Sometimes appearances can deceive, just like Gibson’s five one-run innings had me thinking this was shaping up to be a great start, despite the absence of whiffs. In the end, Kyle Gibson brought his “C stuff” to Kansas City (officially his worst outing of the season per the data) and CSW came back to bite us all.

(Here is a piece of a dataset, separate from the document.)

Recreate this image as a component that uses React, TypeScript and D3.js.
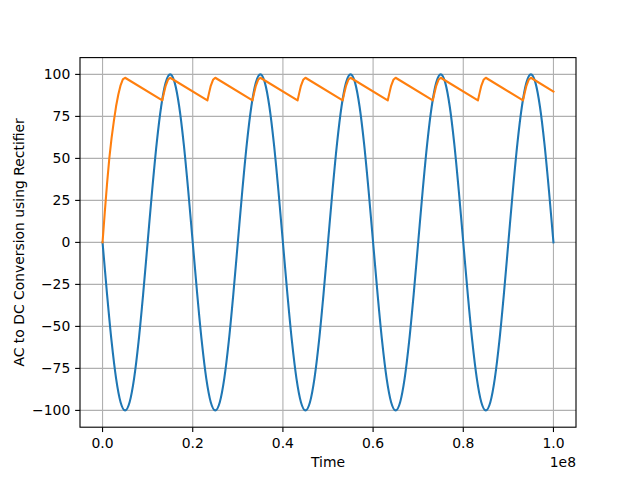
import React from "react";
import * as d3 from "d3";

// time values in units of 1e8 (axis shows offset "1e8")
const acTimes: number[] = [
  0, 0.01, 0.02, 0.03, 0.04, 0.05, 0.06, 0.07, 0.08, 0.09,
  0.1, 0.11, 0.12, 0.13, 0.14, 0.15, 0.16, 0.17, 0.18, 0.19,
  0.2, 0.21, 0.22, 0.23, 0.24, 0.25, 0.26, 0.27, 0.28, 0.29,
  0.3, 0.31, 0.32, 0.33, 0.34, 0.35, 0.36, 0.37, 0.38, 0.39,
  0.4, 0.41, 0.42, 0.43, 0.44, 0.45, 0.46, 0.47, 0.48, 0.49,
  0.5, 0.51, 0.52, 0.53, 0.54, 0.55, 0.56, 0.57, 0.58, 0.59,
  0.6, 0.61, 0.62, 0.63, 0.64, 0.65, 0.66, 0.67, 0.68, 0.69,
  0.7, 0.71, 0.72, 0.73, 0.74, 0.75, 0.76, 0.77, 0.78, 0.79,
  0.8, 0.81, 0.82, 0.83, 0.84, 0.85, 0.86, 0.87, 0.88, 0.89,
  0.9, 0.91, 0.92, 0.93, 0.94, 0.95, 0.96, 0.97, 0.98, 0.99,
  1.0,
];
const acValues: number[] = [
  0, -30.9, -58.8, -80.9, -95.1, -100, -95.1, -80.9, -58.8, -30.9,
  0, 30.9, 58.8, 80.9, 95.1, 100, 95.1, 80.9, 58.8, 30.9,
  0, -30.9, -58.8, -80.9, -95.1, -100, -95.1, -80.9, -58.8, -30.9,
  0, 30.9, 58.8, 80.9, 95.1, 100, 95.1, 80.9, 58.8, 30.9,
  0, -30.9, -58.8, -80.9, -95.1, -100, -95.1, -80.9, -58.8, -30.9,
  0, 30.9, 58.8, 80.9, 95.1, 100, 95.1, 80.9, 58.8, 30.9,
  0, -30.9, -58.8, -80.9, -95.1, -100, -95.1, -80.9, -58.8, -30.9,
  0, 30.9, 58.8, 80.9, 95.1, 100, 95.1, 80.9, 58.8, 30.9,
  0, -30.9, -58.8, -80.9, -95.1, -100, -95.1, -80.9, -58.8, -30.9,
  0, 30.9, 58.8, 80.9, 95.1, 100, 95.1, 80.9, 58.8, 30.9,
  0,
];

const dcTimes: number[] = [
  0, 0.005, 0.01, 0.015, 0.02, 0.025, 0.03, 0.035, 0.04, 0.045, 0.05,
  0.1325, 0.136, 0.14, 0.145, 0.15,
  0.2325, 0.236, 0.24, 0.245, 0.25,
  0.3325, 0.336, 0.34, 0.345, 0.35,
  0.4325, 0.436, 0.44, 0.445, 0.45,
  0.5325, 0.536, 0.54, 0.545, 0.55,
  0.6325, 0.636, 0.64, 0.645, 0.65,
  0.7325, 0.736, 0.74, 0.745, 0.75,
  0.8325, 0.836, 0.84, 0.845, 0.85,
  0.9325, 0.936, 0.94, 0.945, 0.95,
  1.0,
];
const dcValues: number[] = [
  0, 18, 35, 50, 62, 72, 81, 88, 93.5, 97, 98,
  84.5, 88.7, 93.2, 96.8, 98,
  84.5, 88.7, 93.2, 96.8, 98,
  84.5, 88.7, 93.2, 96.8, 98,
  84.5, 88.7, 93.2, 96.8, 98,
  84.5, 88.7, 93.2, 96.8, 98,
  84.5, 88.7, 93.2, 96.8, 98,
  84.5, 88.7, 93.2, 96.8, 98,
  84.5, 88.7, 93.2, 96.8, 98,
  84.5, 88.7, 93.2, 96.8, 98,
  89.8,
];

const xTicks: number[] = [0, 0.2, 0.4, 0.6, 0.8, 1.0];
const xTickLabels: string[] = ["0.0", "0.2", "0.4", "0.6", "0.8", "1.0"];
const yTicks: number[] = [-100, -75, -50, -25, 0, 25, 50, 75, 100];

const W = 640, H = 480;
const L = 80, R = 576, T = 57.6, B = 427.2;
const FONT = "'DejaVu Sans', sans-serif";
const FS = 13.9;
const TL = 4.86;

export default function App() {
  const x = d3.scaleLinear().domain([-0.05, 1.05]).range([L, R]);
  const y = d3.scaleLinear().domain([-110, 110]).range([B, T]);
  const acLine = d3
    .line<[number, number]>()
    .x((d) => x(d[0]))
    .y((d) => y(d[1]))
    .curve(d3.curveMonotoneX)(
    acTimes.map((t, i) => [t, acValues[i]] as [number, number])
  );
  const dcLine = d3
    .line<[number, number]>()
    .x((d) => x(d[0]))
    .y((d) => y(d[1]))
    .curve(d3.curveLinear)(
    dcTimes.map((t, i) => [t, dcValues[i]] as [number, number])
  );

  return (
    <svg
      width={W}
      height={H}
      style={{ position: "absolute", left: 0, top: 0, background: "#fff" }}
      fontFamily={FONT}
    >
      <rect x={0} y={0} width={W} height={H} fill="#fff" />
      <defs>
        <clipPath id="clip">
          <rect x={L} y={T} width={R - L} height={B - T} />
        </clipPath>
      </defs>
      {xTicks.map((t) => (
        <line key={"gx" + t} x1={x(t)} x2={x(t)} y1={T} y2={B} stroke="#b0b0b0" strokeWidth={1.11} />
      ))}
      {yTicks.map((t) => (
        <line key={"gy" + t} x1={L} x2={R} y1={y(t)} y2={y(t)} stroke="#b0b0b0" strokeWidth={1.11} />
      ))}
      <g clipPath="url(#clip)">
        <path d={acLine || ""} fill="none" stroke="#1f77b4" strokeWidth={2.08} strokeLinejoin="round" strokeLinecap="square" />
        <path d={dcLine || ""} fill="none" stroke="#ff7f0e" strokeWidth={2.08} strokeLinejoin="round" strokeLinecap="square" />
      </g>
      <rect x={L} y={T} width={R - L} height={B - T} fill="none" stroke="#000" strokeWidth={1.11} />
      {xTicks.map((t, i) => (
        <g key={"xt" + t}>
          <line x1={x(t)} x2={x(t)} y1={B} y2={B + TL} stroke="#000" strokeWidth={1.11} />
          <text x={x(t)} y={B + 2 * TL + 10.6} textAnchor="middle" fontSize={FS} fill="#000">
            {xTickLabels[i]}
          </text>
        </g>
      ))}
      {yTicks.map((t) => (
        <g key={"yt" + t}>
          <line x1={L - TL} x2={L} y1={y(t)} y2={y(t)} stroke="#000" strokeWidth={1.11} />
          <text x={L - 2 * TL} y={y(t)} dy="0.36em" textAnchor="end" fontSize={FS} fill="#000">
            {t === 0 ? "0" : t < 0 ? "\u2212" + Math.abs(t) : String(t)}
          </text>
        </g>
      ))}
      <text x={R} y={467} textAnchor="end" fontSize={FS} fill="#000">1e8</text>
      <text x={(L + R) / 2} y={467} textAnchor="middle" fontSize={FS} fill="#000">Time</text>
      <text
        transform={`translate(24,${(T + B) / 2}) rotate(-90)`}
        textAnchor="middle"
        fontSize={FS}
        fill="#000"
      >
        AC to DC Conversion using Rectifier
      </text>
    </svg>
  );
}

There’s good and bad in that: “average,” for Gibson, looks better than six runs in 6 2/3 innings. Does it look like greatness? Not likely, although maybe if his new sweeper keeps sweeping. Otherwise, as CC’s Alex Church pointed out yesterday, the O’s should continue to expect great things from their bullpen, but somewhat less from the starting rotation. So far this team has largely compensated for its faults. Could a pitcher trade be in the cards come mid-season? You kind of have to hope so.